You created a great podcast, I really enjoy listening to all the theories you discuss. I am dutch, my English isn’t great, the text is a little bit long, but I hope some of my theories gets trough.

William

Now, listening to the podcast last night I started to dwell a little on the possibility that William might have killed the young soldier or that he even just considered it. Because it has huge implications on how he perceives the reality in wich he is in.

What made William different from most of the guests in Westworld was the fact that he didn’t draw a clear line between, what is real on the outside of the park, and what is real inside the park. His behavior was the same all over and his sense of morality and humanity was the same. Of course, he did question it a little in the beginning, but he seemed to be quick in accepting that there was no distinction between the hosts and the visitors and that they should be treated the same.

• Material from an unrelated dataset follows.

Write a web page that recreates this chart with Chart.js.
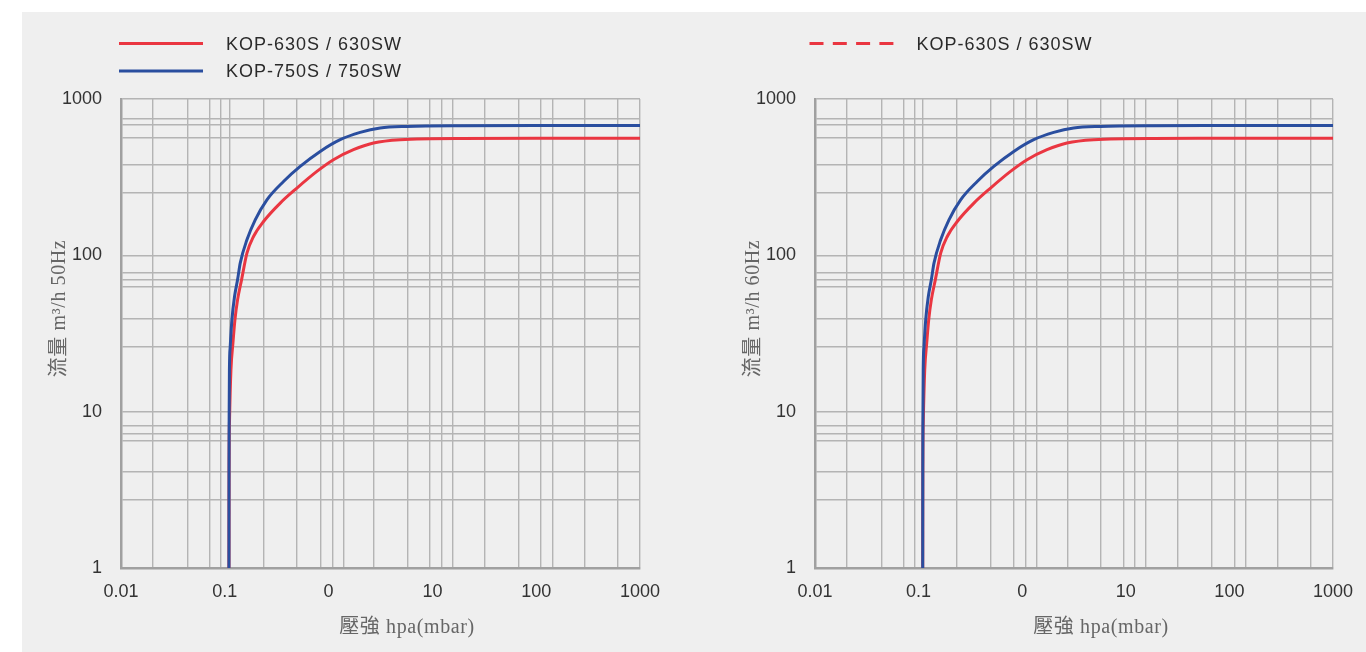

Every other visitor treats the park as a separate reality, simply turning into mad, horrifying violent monsters, with the man in black as the true embodiment of madness, slaughtering hosts with the single purpose of finding the true meaning of it all.

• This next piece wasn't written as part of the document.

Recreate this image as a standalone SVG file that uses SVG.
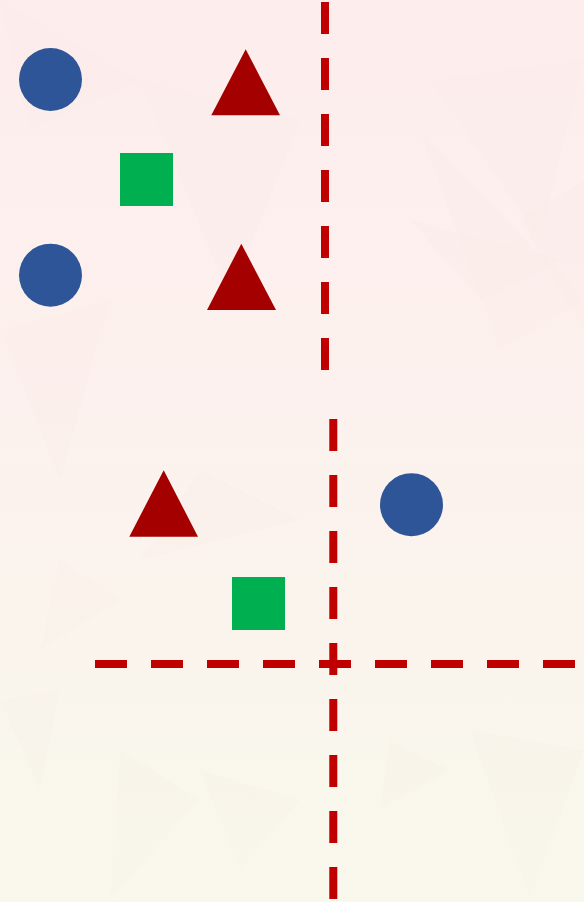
<svg xmlns="http://www.w3.org/2000/svg" width="584" height="902" viewBox="0 0 584 902">
<defs>
<linearGradient id="bg" x1="0" y1="0" x2="0" y2="1">
<stop offset="0" stop-color="#FDEDED"/>
<stop offset="0.45" stop-color="#FCF1EE"/>
<stop offset="0.75" stop-color="#FAF5EC"/>
<stop offset="1" stop-color="#F9F8EC"/>
</linearGradient>
<style>
.circ{fill:#2E5597}
.tri{fill:#A50000}
.sq{fill:#00B050}
.dash{stroke:#C00000;stroke-width:8;stroke-dasharray:32 24;fill:none}
.poly{fill:#E8D8D0;opacity:0.06}
</style>
</defs>
<rect width="584" height="902" fill="url(#bg)"/>
<g id="background-facets">
<polygon class="poly" points="0,0 140,80 30,130"/>
<polygon class="poly" points="140,80 300,120 230,300"/>
<polygon class="poly" points="430,80 584,60 540,240"/>
<polygon class="poly" points="420,130 500,350 584,300"/>
<polygon class="poly" points="0,330 110,300 60,480"/>
<polygon class="poly" points="200,470 300,520 140,560"/>
<polygon class="poly" points="520,220 584,180 584,330"/>
<polygon class="poly" points="410,220 480,300 560,260"/>
<polygon class="poly" points="0,700 60,690 40,790"/>
<polygon class="poly" points="120,750 200,800 110,900"/>
<polygon class="poly" points="200,770 300,800 240,870"/>
<polygon class="poly" points="390,740 450,770 380,810"/>
<polygon class="poly" points="470,730 584,750 530,900"/>
<polygon class="poly" points="60,560 120,600 40,650"/>
</g>
<g id="connectors">
<line class="dash" x1="325" y1="2" x2="325" y2="371"/>
<line class="dash" x1="333.3" y1="419" x2="333.3" y2="900"/>
<line class="dash" x1="95" y1="664" x2="577" y2="664"/>
</g>
<g id="circle1"><circle class="circ" cx="50.5" cy="79.5" r="31.5"/></g>
<g id="circle2"><circle class="circ" cx="50.5" cy="275.2" r="31.5"/></g>
<g id="circle3"><circle class="circ" cx="411.5" cy="504.7" r="31.5"/></g>
<g id="triangle1"><polygon class="tri" points="245.7,49.3 211.3,115.3 280,115.3"/></g>
<g id="triangle2"><polygon class="tri" points="241.3,243.7 207,310 276,310"/></g>
<g id="triangle3"><polygon class="tri" points="163.7,470.3 129.3,536.7 198,536.7"/></g>
<g id="square1"><rect class="sq" x="120" y="153" width="53" height="53"/></g>
<g id="square2"><rect class="sq" x="232" y="577" width="53" height="53"/></g>
</svg>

William, up until the point he hinges over the young soldier, didn’t participate in the madness yet.

Now if he did kill or maybe even just thought for a split second of killing him, he has to re-evaluate the nature of reality again, with the possibility of also descending into madness. His dilemma is to accept that he also might be a killer, live with the guilt and see Dolores as a conscious being. Or give Dolores up, see her simply as a sophisticated unconscious machine and live guilt free (like bernard).

Now I think you see a pattern of behavior around the same idea true out Westworld.

What happens when you lose your sense of reality. Both the hosts and the guests suffer from it. Like Ford already told, there is no distinction between the consciousness of the hosts and the machines. And both live or try to live guilt free.

Timeline theory

I don’t think, Bernard evaluating and instructing Dolores, happened in a different timeline.

Actually, I have a vague memory of Ford implying that he knew exactly what Bernard was doing (sorry, don’t remember what episode). In that case, he might have even instructed Bernard to do so. What implies that Ford does want the host to question their reality. I think Dolores is his final experiment to see if she doesn’t descent into madness when faced with it and finds a way out of the maze (the maze being madness).

Ford

Ford has his own weakness in the story. He thinks he can control the whole project. He even tried to convince Theresa he was totally in control when he took her dining. But I think there is just one thing he didn’t foresee and subsequently lost control over, Maeve.

Arnold

Arnold’s story is I think a creation myth, used by Ford.

Man in Black back-story

The Man in black, I think, is just a tragic figure. His back-story seems very plausible and the tragedy is the fact that he is trying to escape his sense of guilt, going mad, became a monster, not seeing that he is actually already in the maze.